Gospel: March 29, 2025

March 29, 2025 (Saturday)
3rd Week of Lent
Psalter: Week 3 / (Violet)
Ps 51:3-4, 18-19, 20-21ab
It is mercy I desire, and not sacrifice.
1st Reading: Hosea 6:1-6
Gospel: Luke 18:9-14
Jesus told another parable to some people, fully convinced of their own righteousness, who looked down on others: “Two men went up to the temple to pray; one was a Pharisee, and the other a tax collector. The Pharisee stood by himself, and said, ‘I thank you, God, that I am not like other people, grasping, crooked, adulterous, or even like this tax collector. I fast twice a week, and give a tenth of all my income to the temple.’ In the meantime, the tax collector, standing far off, would not even lift his eyes to heaven, but beat his breast, saying, ‘O God, be merciful to me, a sinner.’ I tell you, when this man went back to his house, he had been reconciled with God, but not the other. For whoever makes himself out to be great will be humbled, and whoever humbles himself will be raised up.”
Reflection:
“Let us strive to know the Lord.”
Saint Augustine said that to know oneself, one has to know God and vice versa.
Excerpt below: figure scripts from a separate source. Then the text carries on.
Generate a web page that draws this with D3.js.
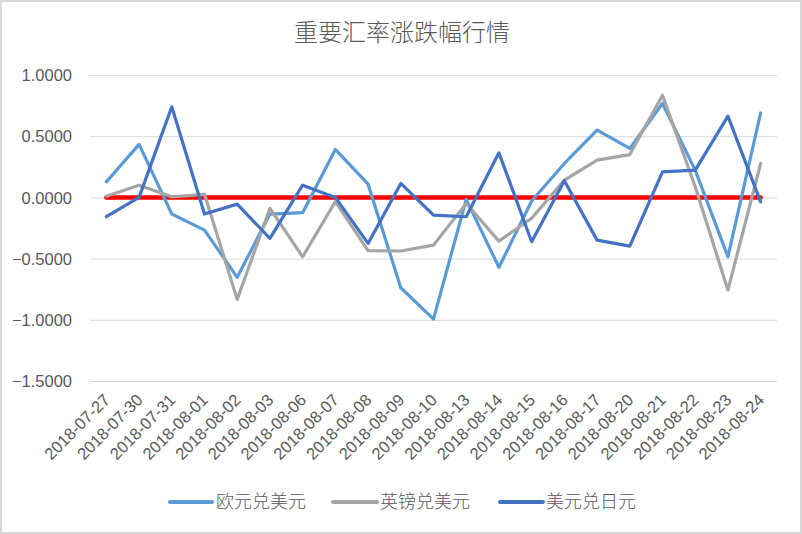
<!DOCTYPE html>
<html>
<head>
<meta charset="utf-8">
<script src="https://cdn.jsdelivr.net/npm/d3@7"></script>
<style>
  html, body { margin: 0; padding: 0; background: #fff; }
  svg { display: block; }
</style>
</head>
<body>
<svg id="chart" width="802" height="534"></svg>
<script>
const dates = ["2018-07-27","2018-07-30","2018-07-31","2018-08-01","2018-08-02","2018-08-03","2018-08-06","2018-08-07","2018-08-08","2018-08-09","2018-08-10","2018-08-13","2018-08-14","2018-08-15","2018-08-16","2018-08-17","2018-08-20","2018-08-21","2018-08-22","2018-08-23","2018-08-24"];
const eurUsd = [0.127, 0.433, -0.136, -0.267, -0.653, -0.136, -0.125, 0.392, 0.108, -0.738, -0.994, -0.016, -0.571, -0.03, 0.277, 0.549, 0.400, 0.767, 0.223, -0.485, 0.690];
const gbpUsd = [0.010, 0.100, 0.005, 0.025, -0.833, -0.090, -0.485, -0.035, -0.435, -0.438, -0.390, -0.050, -0.357, -0.170, 0.141, 0.304, 0.350, 0.835, 0.087, -0.757, 0.277];
const usdJpy = [-0.158, 0.000, 0.740, -0.136, -0.055, -0.335, 0.100, 0.000, -0.376, 0.114, -0.145, -0.158, 0.364, -0.362, 0.136, -0.349, -0.398, 0.209, 0.223, 0.664, -0.036];
const zeroLine = dates.map(() => 0);
const yTicks = [1.0, 0.5, 0.0, -0.5, -1.0, -1.5];
const seriesNames = ["欧元兑美元", "英镑兑美元", "美元兑日元"];
const seriesColors = ["#5B9BD5", "#A5A5A5", "#4472C4"];
const title = "重要汇率涨跌幅行情";

const svg = d3.select("#chart");
const textColor = "#595959";
const numFont = "'Liberation Sans', Arial, sans-serif";
const cjkFont = "'Noto Sans CJK SC', sans-serif";

// outer border
svg.append("rect").attr("x", 1).attr("y", 1).attr("width", 800).attr("height", 532)
  .attr("fill", "#fff").attr("stroke", "#D9D9D9").attr("stroke-width", 2);

const plotLeft = 90, plotRight = 777, plotTop = 75, plotBottom = 381;

const x = d3.scaleBand().domain(dates).range([plotLeft, plotRight]).padding(0);
const cx = d => x(d) + x.bandwidth() / 2;
const y = d3.scaleLinear().domain([-1.5, 1]).range([plotBottom, plotTop]);

// title
svg.append("text").attr("x", 402).attr("y", 41).attr("text-anchor", "middle")
  .attr("font-family", cjkFont).attr("font-size", 24).attr("font-weight", 300)
  .attr("fill", textColor).text(title);

// y axis with gridlines
const yAxis = svg.append("g").attr("transform", `translate(${plotLeft},0)`)
  .call(d3.axisLeft(y).tickValues(yTicks).tickFormat(d3.format(".4f"))
    .tickSize(-(plotRight - plotLeft)).tickPadding(18));
yAxis.select(".domain").remove();
yAxis.selectAll(".tick line").attr("stroke", "#D9D9D9").attr("stroke-width", 1);
yAxis.selectAll(".tick text").attr("font-family", numFont).attr("font-size", 16.5)
  .attr("fill", textColor).attr("dy", "0.35em");

// x axis labels
const xAxis = svg.append("g").attr("transform", `translate(0,401)`)
  .call(d3.axisBottom(x).tickSize(0).tickPadding(0));
xAxis.select(".domain").remove();
xAxis.selectAll(".tick text")
  .attr("font-family", numFont).attr("font-size", 16.5).attr("fill", textColor)
  .attr("text-anchor", "end").attr("x", 0).attr("y", 0).attr("dy", 0)
  .attr("transform", "translate(4.6,0) rotate(-45)");

const line = d3.line().x((d, i) => cx(dates[i])).y(d => y(d));

// zero reference line (red)
svg.append("path").datum(zeroLine).attr("d", line)
  .attr("fill", "none").attr("stroke", "#FF0000").attr("stroke-width", 4.5)
  .attr("stroke-linecap", "round");

const allSeries = [eurUsd, gbpUsd, usdJpy];
allSeries.forEach((s, k) => {
  svg.append("path").datum(s).attr("d", line)
    .attr("fill", "none").attr("stroke", seriesColors[k]).attr("stroke-width", 3.2)
    .attr("stroke-linejoin", "round").attr("stroke-linecap", "round");
});

// legend
const legendItems = [
  { x1: 170, x2: 212, tx: 216 },
  { x1: 333, x2: 377, tx: 380 },
  { x1: 500, x2: 543, tx: 546 }
];
const legendY = 502;
legendItems.forEach((it, k) => {
  svg.append("line").attr("x1", it.x1).attr("x2", it.x2).attr("y1", legendY).attr("y2", legendY)
    .attr("stroke", seriesColors[k]).attr("stroke-width", 4).attr("stroke-linecap", "round");
  svg.append("text").attr("x", it.tx).attr("y", legendY).attr("dy", "0.35em")
    .attr("font-family", cjkFont).attr("font-size", 18).attr("font-weight", 300)
    .attr("fill", textColor).text(seriesNames[k]);
});
</script>
</body>
</html>
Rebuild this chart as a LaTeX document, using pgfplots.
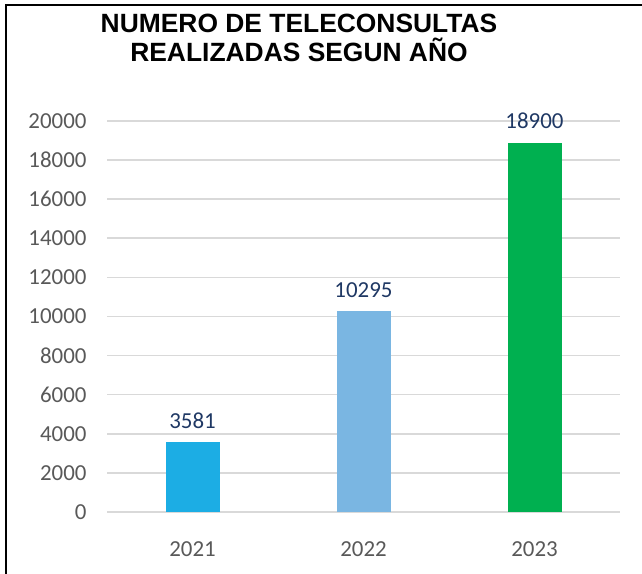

In other words, we only understand ourselves fully in relation to God, and when we break that relationship, we cease to understand ourselves and what our lives are all about. And so, God says, “it is love that I desire, not sacrifice; it is knowledge of God, not burnt offerings.” God wants to be known and loved so that he can bless us and help us to grow. Religious practice without that love or desire to know the Lord is empty and brings no growth, neither in ourselves as human beings, nor in our relationship with God. This is why the Pharisee goes home unaffected by his prayer, while the tax collector, in his honest repentance, goes home reconciled with God. The Pharisee, though praying, is focused on himself. It’s a self-love which has closed in on itself. In contrast, the tax collector is focused on God, whom he knows to be merciful, just as he knows himself to be a sinner. So, “let us strive to know the Lord” so that we can receive his life-giving mercy, “like spring rain that waters the earth.”